───── Data listing

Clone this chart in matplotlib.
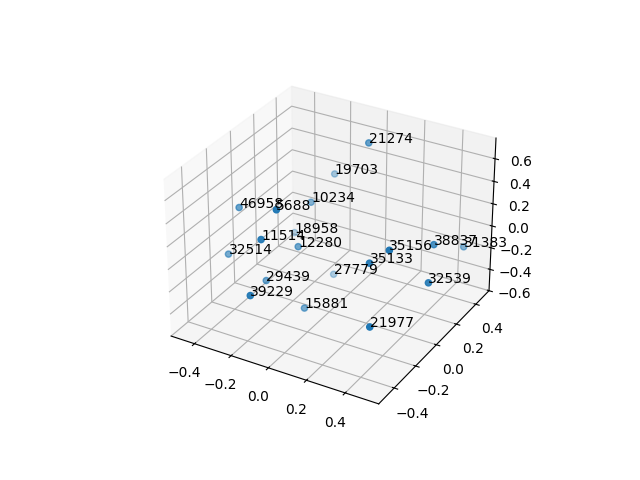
import matplotlib
matplotlib.use('Agg')
import matplotlib.pyplot as plt

labels = ['21274', '19703', '10234', '46958', '5688', '18958', '11514', '12280', '32514', '29439',
          '39229', '15881', '21977', '27779', '35133', '35156', '38837', '31383', '32539']
xs = [0.03, -0.20, -0.20, -0.42, -0.14, -0.33, -0.18, -0.15, -0.44, -0.24,
      -0.16, -0.07, 0.37, -0.10, 0.27, 0.36, 0.45, 0.48, 0.51]
ys = [0.31, 0.39, 0.17, -0.11, -0.23, 0.23, -0.30, -0.03, -0.18, -0.17,
      -0.43, -0.11, -0.27, 0.21, -0.10, -0.08, 0.18, 0.43, 0.02]
zs = [0.68, 0.24, 0.16, 0.24, 0.45, -0.23, 0.23, -0.05, -0.13, -0.28,
      -0.14, -0.50, -0.29, -0.49, 0.07, 0.21, 0.08, -0.14, -0.09]

fig = plt.figure()
ax = fig.add_subplot(projection='3d')
ax.scatter(xs, ys, zs)
for x, y, z, lab in zip(xs, ys, zs, labels):
    ax.text(x, y, z, lab)
ax.set_xlim(-0.53, 0.57)
ax.set_ylim(-0.54, 0.54)
ax.set_zlim(-0.6, 0.78)
fig.savefig('out.png', dpi=100)
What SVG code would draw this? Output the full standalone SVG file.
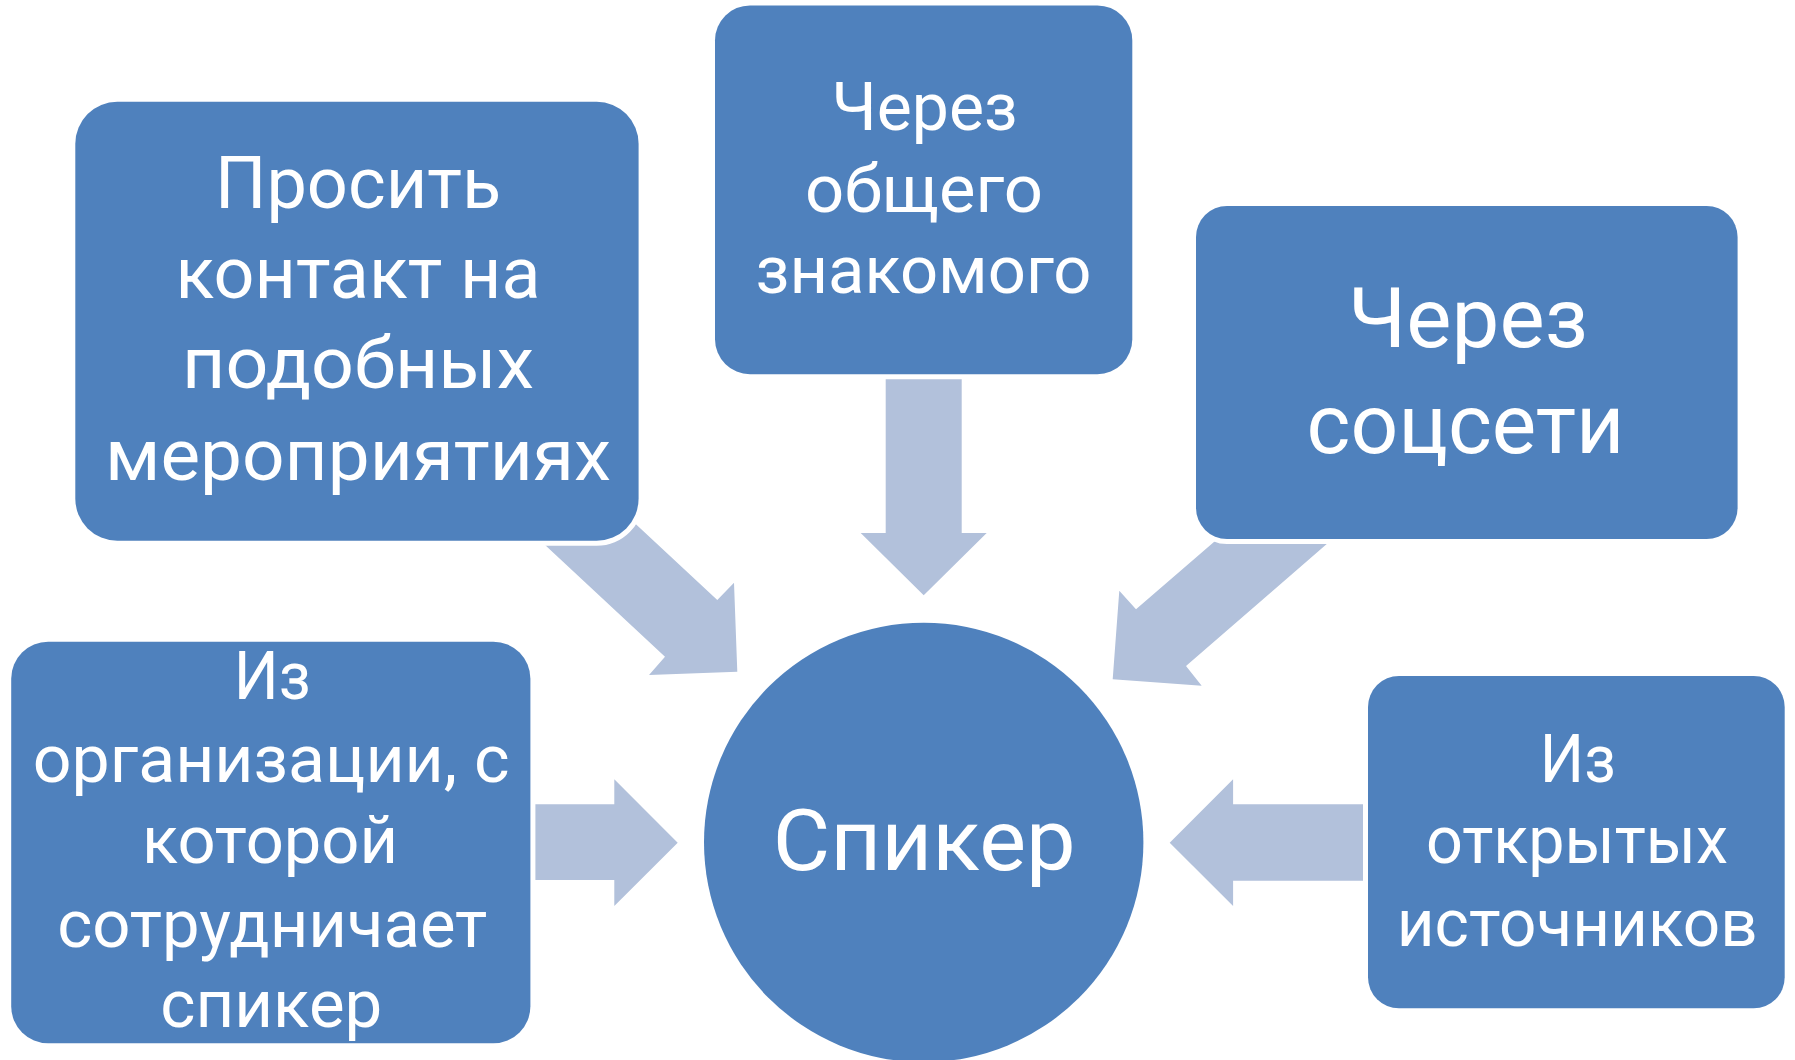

──────────

* _Task instructions_: A faithful copy of the records above is needed, with the pictures left out.

* _Answer to the problem_:
Clone this chart in matplotlib.
import matplotlib
matplotlib.use('Agg')
import matplotlib.pyplot as plt

labels = ['21274', '19703', '10234', '46958', '5688', '18958', '11514', '12280', '32514', '29439',
          '39229', '15881', '21977', '27779', '35133', '35156', '38837', '31383', '32539']
xs = [0.03, -0.20, -0.20, -0.42, -0.14, -0.33, -0.18, -0.15, -0.44, -0.24,
      -0.16, -0.07, 0.37, -0.10, 0.27, 0.36, 0.45, 0.48, 0.51]
ys = [0.31, 0.39, 0.17, -0.11, -0.23, 0.23, -0.30, -0.03, -0.18, -0.17,
      -0.43, -0.11, -0.27, 0.21, -0.10, -0.08, 0.18, 0.43, 0.02]
zs = [0.68, 0.24, 0.16, 0.24, 0.45, -0.23, 0.23, -0.05, -0.13, -0.28,
      -0.14, -0.50, -0.29, -0.49, 0.07, 0.21, 0.08, -0.14, -0.09]

fig = plt.figure()
ax = fig.add_subplot(projection='3d')
ax.scatter(xs, ys, zs)
for x, y, z, lab in zip(xs, ys, zs, labels):
    ax.text(x, y, z, lab)
ax.set_xlim(-0.53, 0.57)
ax.set_ylim(-0.54, 0.54)
ax.set_zlim(-0.6, 0.78)
fig.savefig('out.png', dpi=100)
What SVG code would draw this? Output the full standalone SVG file.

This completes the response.